Caçador de Marajás: o personagem que o Brasil quis acreditar e a repetição do erro com Bolsonaro

Assistindo o documentário Caçador de Marajás percebemos que ele não é apenas sobre Fernando Collor de Mello. É sobre o Brasil sobre a necessidade quase cultural de criar heróis improváveis, fabricar salvadores e acreditar em personagens que jamais existiram de verdade.

 

Após décadas de ditadura e censura, o país saiu da redemocratização com uma fome emocional de esperança, de alguém que encarnasse o futuro, o moderno, o incorruptível. E foi exatamente nesse vazio que Collor se encaixou: não porque fosse esse líder, mas porque o Brasil quis acreditar que ele fosse.

 

Collor sempre esteve longe de ser um homem do povo. O documentário expõe sem delicadeza um traço que hoje salta aos olhos: Collor não gostava de gente. Não se conectava. Não tinha empatia.

 

Ele era uma construção: aparência atlética, frases ensaiadas, gestos treinados um personagem elegante para ser consumido, não um líder preparado para governar.

 

E o país, ainda inseguro de sua própria democracia recém-nascida, aceitou esse personagem como se aceita um messias: com fé, não com razão.

 

Há um traço histórico na política brasileira que o documentário ajuda a revelar: o desejo profundo do brasileiro por alguém que resolva tudo sozinho, que limpe, que puna, que coloque ordem, que inaugure um novo país em quatro anos.

 

Esse imaginário nasce da boa intenção, mas também da nossa dificuldade coletiva de lidar com processos lentos, enfrentar estruturas complexas, participar da política como cidadãos ativos e não como torcedores.

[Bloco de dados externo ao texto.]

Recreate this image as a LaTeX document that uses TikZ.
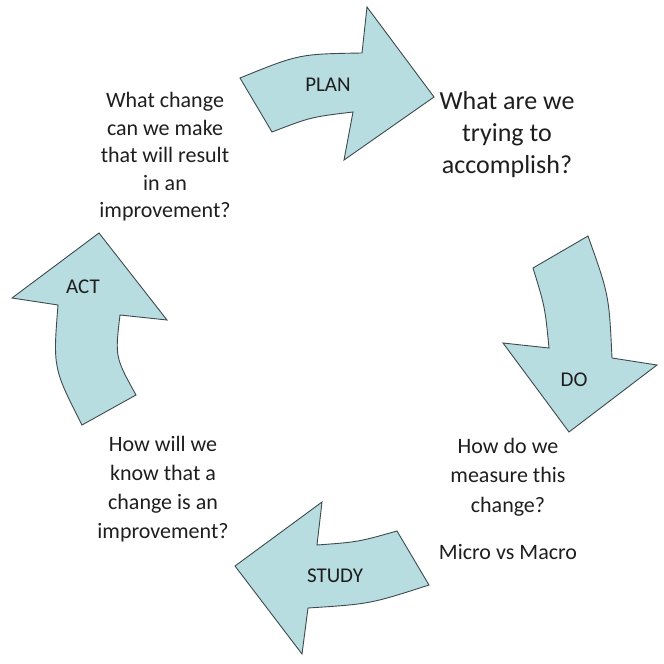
\documentclass[tikz,border=0pt]{standalone}
\usepackage{fontspec}
\setmainfont{Carlito}
\definecolor{pdcafill}{HTML}{B7DDE0}
\definecolor{pdcaline}{HTML}{3E4A4E}
\definecolor{pdcatext}{HTML}{1E1E1E}
\tikzset{
  pdcaarrow/.style={fill=pdcafill, draw=pdcaline, line width=0.9pt, line join=miter},
  steplabel/.style={text=pdcatext, font=\fontsize{21}{25}\selectfont},
  question/.style={text=pdcatext, align=center, font=\fontsize{22}{27.5}\selectfont},
}
\begin{document}
\begin{tikzpicture}[x=1pt, y=-1pt]
  % 余白
  \useasboundingbox (0,0) rectangle (664,664);

  % 矢印 (PLAN)
  \draw[pdcaarrow] (240,78) .. controls (299,54) .. (362,53) -- (367,7) -- (434,97)
    -- (344,160) -- (353,112) .. controls (311,117) .. (272,132) -- cycle;
  % 矢印 (DO)
  \draw[pdcaarrow] (588,236) .. controls (609,295) .. (612,358) -- (657,365) -- (569,432)
    -- (503,343) -- (549,348) .. controls (545,307) .. (533,268) -- cycle;
  % 矢印 (STUDY)
  \draw[pdcaarrow] (429,585) .. controls (370,604) .. (308,608) -- (302,654) -- (235,566)
    -- (322,502) -- (317,545) .. controls (358,542) .. (397,531) -- cycle;
  % 矢印 (ACT)
  \draw[pdcaarrow] (82,425) .. controls (53,368) .. (58,305) -- (12,298) -- (99,233)
    -- (167,320) -- (120,315) .. controls (115,357) .. (136,395) -- cycle;

  % ラベル
  \node[steplabel] (plan) at (328,85) {PLAN};
  \node[steplabel] (do) at (574,380) {DO};
  \node[steplabel] (study) at (335,576) {STUDY};
  \node[steplabel] (act) at (83,287) {ACT};

  % 質問
  \node[question] (change) at (165,157) {What change\\can we make\\that will result\\in an\\improvement?};
  \node[question, font=\fontsize{26}{32}\selectfont] (aim) at (507,135) {What are we\\trying to\\accomplish?};
  \node[question, font=\fontsize{22}{29.5}\selectfont] (measure) at (508,477) {How do we\\measure this\\change?};
  \node[question] (micro) at (508,552) {Micro vs Macro};
  \node[question, font=\fontsize{22}{29}\selectfont] (know) at (163,489) {How will we\\know that a\\change is an\\improvement?};
\end{tikzpicture}
\end{document}
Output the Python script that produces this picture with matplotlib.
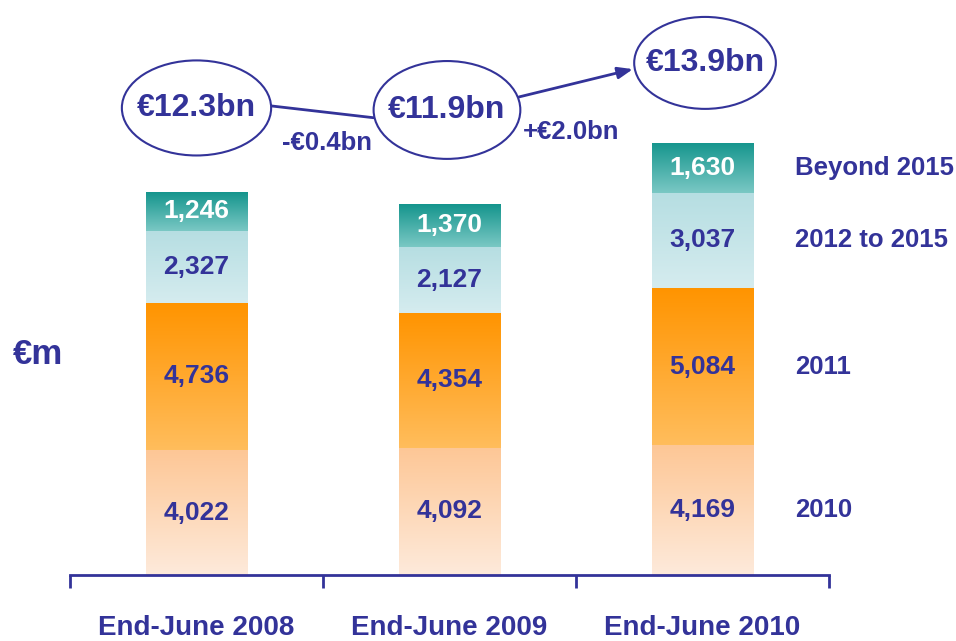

Assim, nasce a fantasia do “salvador”. E quando essa fantasia encontra um personagem pronto ainda que vazio, a história se repete.

Foi assim com Collor.

Foi assim, décadas depois, com Bolsonaro.

 

Bolsonaro: a reciclagem moderna do salvador imaginário

 

A ascensão de Jair Bolsonaro seguiu a mesma matriz emocional: o país, tomado por frustrações, crises e ressentimentos, buscava um “herói” que encarnasse a limpeza moral. E ele apareceu vestindo verde e amarelo, erguendo a bandeira como se fosse sua, prometendo exterminar a corrupção, proteger a pátria e enfrentar “inimigos”.

 

Era, mais uma vez, um personagem. Um personagem fabricado não pela comunicação, mas pela própria necessidade de grande parte dos brasileiros de projetar força, autoridade e redenção em alguém que nunca foi capaz de entregar nada disso ao longo de sua vida pública.

 

Hoje, Bolsonaro está preso. E a imagem do “herói nacional” desmoronou exatamente como a de Collor desmoronou nos anos 90. Não foi o marketing que os destruiu. Foi a realidade.

 

O que Caçador de Marajás escancara é que Collor sempre foi um personagem raso, distante, teatral, criado para caber na fantasia brasileira do “príncipe moderno” que viria salvar o país dos marajás.

 

Os sinais estavam todos lá: dificuldade de lidar com pessoas, autoritarismo envernizado, frieza nas relações, desprezo pela crítica, arrogância evidente.

A população preferiu não ver.

Preferiu acreditar.

E pagou o preço com o primeiro impeachment da história.

 

O Brasil repetiu o erro com Bolsonaro: desprezo pela democracia, anti-intelectualismo, contradições morais, ausência de entrega real, uso político de símbolos nacionais, incapacidade de lidar com a complexidade do país.

 

Mais uma vez, o brasileiro acreditou no personagem e mais uma vez a queda foi inevitável.

 

O problema não é a comunicação. É a necessidade de acreditar em mitos.

 

Este é o ponto central: o marketing só amplifica o que já existe. Quem cria o mito é o povo. Quem sustenta a ilusão é a história que contamos a nós mesmos.

 

O brasileiro, marcado por golpes, ditaduras e desigualdades, aprendeu a esperar um salvador, não a construir soluções coletivas.

 

E enquanto essa cultura persistir, continuaremos vulneráveis a Collors e Bolsonaros: figuras performáticas, agressivas, sedutoras, mas vazias. A diferença entre eles é só o figurino. A lógica é a mesma.

 

O documentário sobre Collor é um espelho incômodo. Ele não fala apenas de um presidente que caiu. Fala de uma sociedade que insiste em acreditar em figuras irreais, em personagens que performam virtudes que não possuem.

 

Enquanto continuarmos confundindo representação com realidade, pose com projeto, coragem teatral com coragem política, continuaremos entregando o país a líderes que não gostam do povo, não gostam do diálogo, não gostam da democracia.

 

A história já avisou mais de uma vez. Resta saber se teremos coragem finalmente de escutar.